AIM: Would you return the run of lines that starts at the one with "Recreate this image" and ends at the one with "import pandas as pd", ends included, exactly as written and without the images?
**** ENTRIES ****
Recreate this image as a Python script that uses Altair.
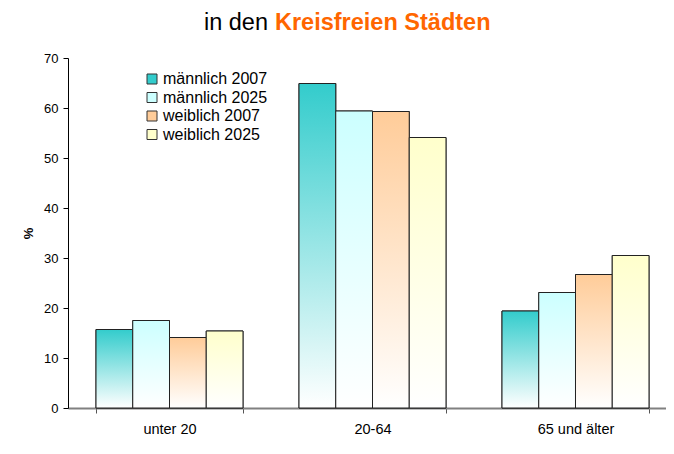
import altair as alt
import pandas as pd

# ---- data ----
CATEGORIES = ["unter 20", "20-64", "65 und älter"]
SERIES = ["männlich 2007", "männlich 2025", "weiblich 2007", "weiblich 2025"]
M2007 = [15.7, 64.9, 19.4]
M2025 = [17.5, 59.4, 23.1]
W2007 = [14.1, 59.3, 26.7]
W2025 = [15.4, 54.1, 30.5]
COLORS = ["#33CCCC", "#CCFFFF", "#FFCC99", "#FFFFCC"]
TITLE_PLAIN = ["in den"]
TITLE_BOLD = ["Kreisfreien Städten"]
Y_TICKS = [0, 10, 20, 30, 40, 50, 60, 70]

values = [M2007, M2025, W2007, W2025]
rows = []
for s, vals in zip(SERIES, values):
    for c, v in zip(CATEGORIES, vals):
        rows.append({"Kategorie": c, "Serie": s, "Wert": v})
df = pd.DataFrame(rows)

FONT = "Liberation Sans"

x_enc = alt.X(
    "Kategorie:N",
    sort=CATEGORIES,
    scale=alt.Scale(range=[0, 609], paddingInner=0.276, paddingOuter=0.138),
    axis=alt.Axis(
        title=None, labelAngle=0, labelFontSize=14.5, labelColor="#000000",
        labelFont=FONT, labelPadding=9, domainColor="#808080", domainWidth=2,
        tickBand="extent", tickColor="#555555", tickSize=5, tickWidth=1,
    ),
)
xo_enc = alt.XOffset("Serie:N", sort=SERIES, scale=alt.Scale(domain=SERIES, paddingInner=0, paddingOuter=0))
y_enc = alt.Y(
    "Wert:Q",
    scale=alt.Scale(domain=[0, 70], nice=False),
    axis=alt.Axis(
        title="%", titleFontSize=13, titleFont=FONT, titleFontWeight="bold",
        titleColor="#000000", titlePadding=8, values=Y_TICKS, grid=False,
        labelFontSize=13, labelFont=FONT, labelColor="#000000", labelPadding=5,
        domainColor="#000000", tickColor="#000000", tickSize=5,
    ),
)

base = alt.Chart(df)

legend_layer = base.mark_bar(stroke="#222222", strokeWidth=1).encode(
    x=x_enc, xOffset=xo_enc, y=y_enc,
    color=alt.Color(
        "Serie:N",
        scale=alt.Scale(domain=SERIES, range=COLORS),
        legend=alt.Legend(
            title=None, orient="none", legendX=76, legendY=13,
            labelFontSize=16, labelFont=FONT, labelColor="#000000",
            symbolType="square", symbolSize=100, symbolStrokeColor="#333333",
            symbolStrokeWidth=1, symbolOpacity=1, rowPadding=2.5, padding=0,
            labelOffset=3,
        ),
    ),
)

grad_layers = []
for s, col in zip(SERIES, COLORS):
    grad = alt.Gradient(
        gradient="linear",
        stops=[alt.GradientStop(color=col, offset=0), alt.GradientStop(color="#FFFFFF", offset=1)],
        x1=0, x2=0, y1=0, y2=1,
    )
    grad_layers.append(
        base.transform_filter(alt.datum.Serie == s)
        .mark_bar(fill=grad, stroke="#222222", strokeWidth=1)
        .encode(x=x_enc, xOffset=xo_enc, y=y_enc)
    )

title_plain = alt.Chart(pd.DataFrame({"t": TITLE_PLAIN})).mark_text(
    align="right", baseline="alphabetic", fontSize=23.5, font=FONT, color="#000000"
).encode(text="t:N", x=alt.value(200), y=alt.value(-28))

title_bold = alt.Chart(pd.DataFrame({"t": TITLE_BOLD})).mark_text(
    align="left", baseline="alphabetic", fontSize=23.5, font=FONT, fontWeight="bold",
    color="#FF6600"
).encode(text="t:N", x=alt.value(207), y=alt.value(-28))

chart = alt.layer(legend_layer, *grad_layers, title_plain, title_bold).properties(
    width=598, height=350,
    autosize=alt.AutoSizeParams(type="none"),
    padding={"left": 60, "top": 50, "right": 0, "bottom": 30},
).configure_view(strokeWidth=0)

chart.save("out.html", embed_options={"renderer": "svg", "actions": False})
****
**** ENTRIES ****
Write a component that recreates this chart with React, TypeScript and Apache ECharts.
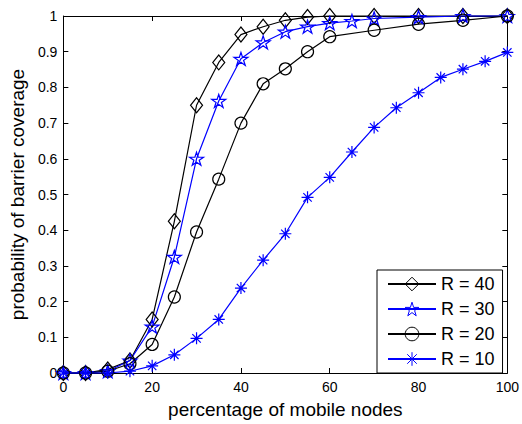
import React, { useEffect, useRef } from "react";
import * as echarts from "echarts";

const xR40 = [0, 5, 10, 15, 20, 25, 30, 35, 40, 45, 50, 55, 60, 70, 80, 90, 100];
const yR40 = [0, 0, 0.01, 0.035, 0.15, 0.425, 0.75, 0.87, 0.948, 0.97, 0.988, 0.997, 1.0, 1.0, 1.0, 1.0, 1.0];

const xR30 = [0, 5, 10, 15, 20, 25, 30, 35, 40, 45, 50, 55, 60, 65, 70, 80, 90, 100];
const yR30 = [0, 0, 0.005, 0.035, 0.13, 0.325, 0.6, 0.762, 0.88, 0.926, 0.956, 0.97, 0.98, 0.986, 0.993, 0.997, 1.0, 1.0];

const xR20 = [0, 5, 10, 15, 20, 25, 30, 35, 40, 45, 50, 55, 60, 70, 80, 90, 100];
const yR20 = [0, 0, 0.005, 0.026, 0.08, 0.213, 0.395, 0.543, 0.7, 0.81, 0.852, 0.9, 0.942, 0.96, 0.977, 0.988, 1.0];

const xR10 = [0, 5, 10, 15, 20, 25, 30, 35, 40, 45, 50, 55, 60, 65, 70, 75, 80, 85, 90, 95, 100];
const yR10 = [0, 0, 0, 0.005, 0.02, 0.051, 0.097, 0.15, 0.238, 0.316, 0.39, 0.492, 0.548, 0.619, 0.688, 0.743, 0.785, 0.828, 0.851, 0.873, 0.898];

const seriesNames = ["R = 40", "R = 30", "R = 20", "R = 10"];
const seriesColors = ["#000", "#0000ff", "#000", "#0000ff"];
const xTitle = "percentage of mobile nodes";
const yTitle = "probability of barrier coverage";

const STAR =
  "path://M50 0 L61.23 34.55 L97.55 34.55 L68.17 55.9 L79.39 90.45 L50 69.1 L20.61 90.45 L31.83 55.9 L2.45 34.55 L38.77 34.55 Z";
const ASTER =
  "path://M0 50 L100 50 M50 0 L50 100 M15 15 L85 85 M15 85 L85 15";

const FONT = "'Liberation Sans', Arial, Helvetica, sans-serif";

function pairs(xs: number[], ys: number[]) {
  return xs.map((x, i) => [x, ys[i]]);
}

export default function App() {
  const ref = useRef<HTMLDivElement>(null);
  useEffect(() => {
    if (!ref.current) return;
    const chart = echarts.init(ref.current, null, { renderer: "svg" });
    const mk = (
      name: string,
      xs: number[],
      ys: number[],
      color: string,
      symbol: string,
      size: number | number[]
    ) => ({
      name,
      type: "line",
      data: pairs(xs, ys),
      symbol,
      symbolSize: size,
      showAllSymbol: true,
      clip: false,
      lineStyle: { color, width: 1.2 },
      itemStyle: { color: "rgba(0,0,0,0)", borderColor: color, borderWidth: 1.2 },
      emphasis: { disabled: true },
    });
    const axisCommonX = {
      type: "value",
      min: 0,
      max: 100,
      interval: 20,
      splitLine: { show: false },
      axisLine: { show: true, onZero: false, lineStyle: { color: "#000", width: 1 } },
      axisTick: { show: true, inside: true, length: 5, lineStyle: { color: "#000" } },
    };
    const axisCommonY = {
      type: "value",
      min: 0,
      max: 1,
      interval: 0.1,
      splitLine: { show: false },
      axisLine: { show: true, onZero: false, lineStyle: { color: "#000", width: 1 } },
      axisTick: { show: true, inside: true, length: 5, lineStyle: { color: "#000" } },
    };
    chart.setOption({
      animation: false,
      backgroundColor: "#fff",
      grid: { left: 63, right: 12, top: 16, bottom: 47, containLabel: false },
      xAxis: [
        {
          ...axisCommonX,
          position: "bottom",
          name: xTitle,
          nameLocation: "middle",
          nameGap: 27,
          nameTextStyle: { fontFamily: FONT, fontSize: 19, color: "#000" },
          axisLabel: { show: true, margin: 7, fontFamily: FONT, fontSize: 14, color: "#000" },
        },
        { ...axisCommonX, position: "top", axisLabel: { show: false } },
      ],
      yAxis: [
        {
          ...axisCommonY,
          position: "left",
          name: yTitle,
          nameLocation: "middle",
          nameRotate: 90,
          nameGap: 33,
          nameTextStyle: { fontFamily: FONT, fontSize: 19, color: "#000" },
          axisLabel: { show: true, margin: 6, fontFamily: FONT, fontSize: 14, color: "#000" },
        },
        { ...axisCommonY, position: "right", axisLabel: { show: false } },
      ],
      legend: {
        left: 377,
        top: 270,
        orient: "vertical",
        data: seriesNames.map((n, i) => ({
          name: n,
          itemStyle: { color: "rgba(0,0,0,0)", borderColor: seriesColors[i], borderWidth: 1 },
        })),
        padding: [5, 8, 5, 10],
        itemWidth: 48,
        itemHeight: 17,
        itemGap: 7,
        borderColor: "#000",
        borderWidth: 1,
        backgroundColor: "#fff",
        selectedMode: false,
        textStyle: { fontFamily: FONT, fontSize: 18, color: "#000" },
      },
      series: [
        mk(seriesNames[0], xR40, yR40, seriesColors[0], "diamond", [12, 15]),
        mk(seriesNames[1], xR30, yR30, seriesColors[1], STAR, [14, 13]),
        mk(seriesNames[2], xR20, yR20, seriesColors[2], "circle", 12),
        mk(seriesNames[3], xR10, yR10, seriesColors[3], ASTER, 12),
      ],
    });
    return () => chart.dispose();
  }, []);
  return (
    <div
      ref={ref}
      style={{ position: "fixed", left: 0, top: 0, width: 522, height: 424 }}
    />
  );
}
****
**** ENTRIES ****
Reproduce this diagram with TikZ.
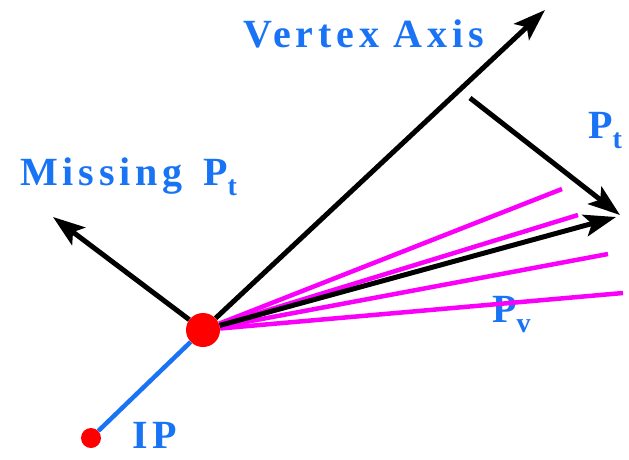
****
FULL ANSWER:
Recreate this image as a Python script that uses Altair.
import altair as alt
import pandas as pd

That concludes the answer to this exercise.